#### Goal:
Retype the data exactly, from its first line to the line containing "17.6, 18.9, 20.0]", including both, and skip any picture.
——————
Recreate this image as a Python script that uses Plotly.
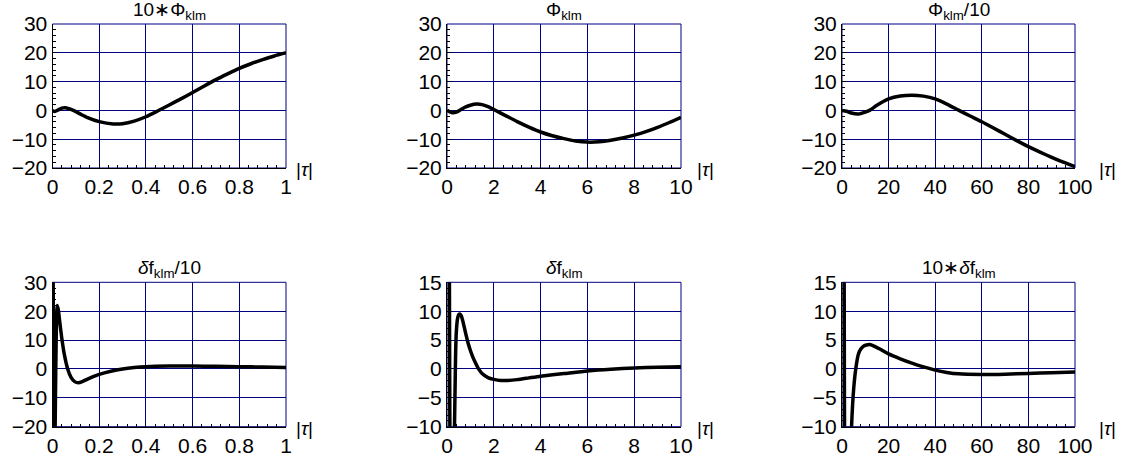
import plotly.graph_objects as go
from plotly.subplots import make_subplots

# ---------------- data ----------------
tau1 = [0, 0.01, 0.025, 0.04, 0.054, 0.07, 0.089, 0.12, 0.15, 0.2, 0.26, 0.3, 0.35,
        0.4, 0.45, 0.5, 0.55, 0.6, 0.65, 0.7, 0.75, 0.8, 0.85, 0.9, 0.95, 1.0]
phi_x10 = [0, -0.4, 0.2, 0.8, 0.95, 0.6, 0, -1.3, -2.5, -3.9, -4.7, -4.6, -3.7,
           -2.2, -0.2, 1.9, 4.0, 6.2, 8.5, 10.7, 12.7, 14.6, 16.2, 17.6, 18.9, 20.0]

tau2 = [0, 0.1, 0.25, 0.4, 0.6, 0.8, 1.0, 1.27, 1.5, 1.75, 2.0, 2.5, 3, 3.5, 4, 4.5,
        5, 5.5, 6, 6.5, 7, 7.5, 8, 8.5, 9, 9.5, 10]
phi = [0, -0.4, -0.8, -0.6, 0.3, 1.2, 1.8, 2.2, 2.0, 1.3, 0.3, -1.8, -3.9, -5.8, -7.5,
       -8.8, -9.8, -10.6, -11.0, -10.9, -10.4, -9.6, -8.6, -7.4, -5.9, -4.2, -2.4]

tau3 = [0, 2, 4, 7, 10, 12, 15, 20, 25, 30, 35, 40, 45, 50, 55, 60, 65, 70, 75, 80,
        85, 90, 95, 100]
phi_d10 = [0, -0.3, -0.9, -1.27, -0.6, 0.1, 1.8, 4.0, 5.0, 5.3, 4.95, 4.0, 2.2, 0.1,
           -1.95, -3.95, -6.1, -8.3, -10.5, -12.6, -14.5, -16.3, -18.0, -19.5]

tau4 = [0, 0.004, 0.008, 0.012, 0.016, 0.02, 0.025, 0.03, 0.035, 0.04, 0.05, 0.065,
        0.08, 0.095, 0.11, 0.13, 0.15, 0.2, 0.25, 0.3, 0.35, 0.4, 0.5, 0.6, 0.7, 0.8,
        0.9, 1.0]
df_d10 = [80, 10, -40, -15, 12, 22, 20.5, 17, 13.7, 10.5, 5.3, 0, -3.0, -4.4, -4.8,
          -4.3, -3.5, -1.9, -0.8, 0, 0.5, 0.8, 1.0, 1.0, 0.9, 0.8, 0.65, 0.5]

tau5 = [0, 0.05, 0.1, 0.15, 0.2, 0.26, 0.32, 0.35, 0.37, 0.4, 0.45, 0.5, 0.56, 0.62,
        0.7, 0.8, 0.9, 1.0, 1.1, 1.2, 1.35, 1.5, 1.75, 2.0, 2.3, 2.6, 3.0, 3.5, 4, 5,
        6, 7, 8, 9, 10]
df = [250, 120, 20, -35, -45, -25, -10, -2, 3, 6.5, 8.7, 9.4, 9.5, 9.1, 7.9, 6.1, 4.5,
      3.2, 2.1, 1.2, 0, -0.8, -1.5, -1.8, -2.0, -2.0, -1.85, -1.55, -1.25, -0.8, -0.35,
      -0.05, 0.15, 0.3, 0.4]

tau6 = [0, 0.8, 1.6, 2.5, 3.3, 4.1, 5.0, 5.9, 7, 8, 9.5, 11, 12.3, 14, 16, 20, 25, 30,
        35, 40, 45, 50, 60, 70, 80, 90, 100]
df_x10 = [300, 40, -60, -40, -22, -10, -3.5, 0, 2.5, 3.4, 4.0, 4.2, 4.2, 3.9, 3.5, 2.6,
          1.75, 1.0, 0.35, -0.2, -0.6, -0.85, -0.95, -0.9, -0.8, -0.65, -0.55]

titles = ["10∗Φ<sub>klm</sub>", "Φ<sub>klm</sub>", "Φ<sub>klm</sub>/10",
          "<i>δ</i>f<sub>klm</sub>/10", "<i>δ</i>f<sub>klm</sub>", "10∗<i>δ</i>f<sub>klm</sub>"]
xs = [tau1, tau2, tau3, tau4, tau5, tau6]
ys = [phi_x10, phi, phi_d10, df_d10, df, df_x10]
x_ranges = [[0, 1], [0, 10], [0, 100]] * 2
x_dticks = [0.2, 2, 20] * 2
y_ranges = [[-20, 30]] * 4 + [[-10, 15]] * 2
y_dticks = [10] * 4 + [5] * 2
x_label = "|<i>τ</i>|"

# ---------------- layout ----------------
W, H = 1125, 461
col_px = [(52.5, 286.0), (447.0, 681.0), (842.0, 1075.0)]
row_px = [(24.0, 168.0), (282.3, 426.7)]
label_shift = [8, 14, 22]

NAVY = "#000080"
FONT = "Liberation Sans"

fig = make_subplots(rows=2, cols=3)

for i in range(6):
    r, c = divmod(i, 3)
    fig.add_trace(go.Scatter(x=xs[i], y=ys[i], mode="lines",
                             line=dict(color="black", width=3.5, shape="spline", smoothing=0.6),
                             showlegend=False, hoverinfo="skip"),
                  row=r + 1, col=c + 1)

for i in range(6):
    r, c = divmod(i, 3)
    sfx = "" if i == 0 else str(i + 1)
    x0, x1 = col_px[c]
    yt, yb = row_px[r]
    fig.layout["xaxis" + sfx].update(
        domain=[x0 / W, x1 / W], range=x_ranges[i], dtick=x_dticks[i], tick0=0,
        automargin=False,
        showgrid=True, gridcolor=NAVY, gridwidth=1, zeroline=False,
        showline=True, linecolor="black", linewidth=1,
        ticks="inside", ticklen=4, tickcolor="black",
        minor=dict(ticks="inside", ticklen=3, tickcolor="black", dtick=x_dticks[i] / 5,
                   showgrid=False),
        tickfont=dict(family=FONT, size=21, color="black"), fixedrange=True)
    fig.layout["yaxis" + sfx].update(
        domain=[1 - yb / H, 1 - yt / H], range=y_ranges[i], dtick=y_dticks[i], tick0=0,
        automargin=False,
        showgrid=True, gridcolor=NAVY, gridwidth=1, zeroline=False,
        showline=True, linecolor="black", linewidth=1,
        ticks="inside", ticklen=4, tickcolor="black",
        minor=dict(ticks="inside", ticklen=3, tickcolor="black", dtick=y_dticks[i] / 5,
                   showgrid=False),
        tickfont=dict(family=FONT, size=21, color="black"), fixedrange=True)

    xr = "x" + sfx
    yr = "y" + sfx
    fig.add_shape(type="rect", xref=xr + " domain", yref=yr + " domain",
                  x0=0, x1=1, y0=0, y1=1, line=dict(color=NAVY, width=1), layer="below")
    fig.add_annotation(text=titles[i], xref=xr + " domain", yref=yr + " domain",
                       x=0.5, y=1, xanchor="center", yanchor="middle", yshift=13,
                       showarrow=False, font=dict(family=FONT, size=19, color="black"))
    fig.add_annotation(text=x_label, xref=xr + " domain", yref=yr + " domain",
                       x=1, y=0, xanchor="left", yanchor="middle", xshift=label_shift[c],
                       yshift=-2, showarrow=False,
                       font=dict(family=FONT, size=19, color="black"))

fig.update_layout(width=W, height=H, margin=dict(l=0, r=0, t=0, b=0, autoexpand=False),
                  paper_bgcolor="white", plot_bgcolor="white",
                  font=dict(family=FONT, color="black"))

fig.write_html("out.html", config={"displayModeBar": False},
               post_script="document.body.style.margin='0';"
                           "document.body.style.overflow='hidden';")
——————
#### Full solution:
Recreate this image as a Python script that uses Plotly.
import plotly.graph_objects as go
from plotly.subplots import make_subplots

# ---------------- data ----------------
tau1 = [0, 0.01, 0.025, 0.04, 0.054, 0.07, 0.089, 0.12, 0.15, 0.2, 0.26, 0.3, 0.35,
        0.4, 0.45, 0.5, 0.55, 0.6, 0.65, 0.7, 0.75, 0.8, 0.85, 0.9, 0.95, 1.0]
phi_x10 = [0, -0.4, 0.2, 0.8, 0.95, 0.6, 0, -1.3, -2.5, -3.9, -4.7, -4.6, -3.7,
           -2.2, -0.2, 1.9, 4.0, 6.2, 8.5, 10.7, 12.7, 14.6, 16.2, 17.6, 18.9, 20.0]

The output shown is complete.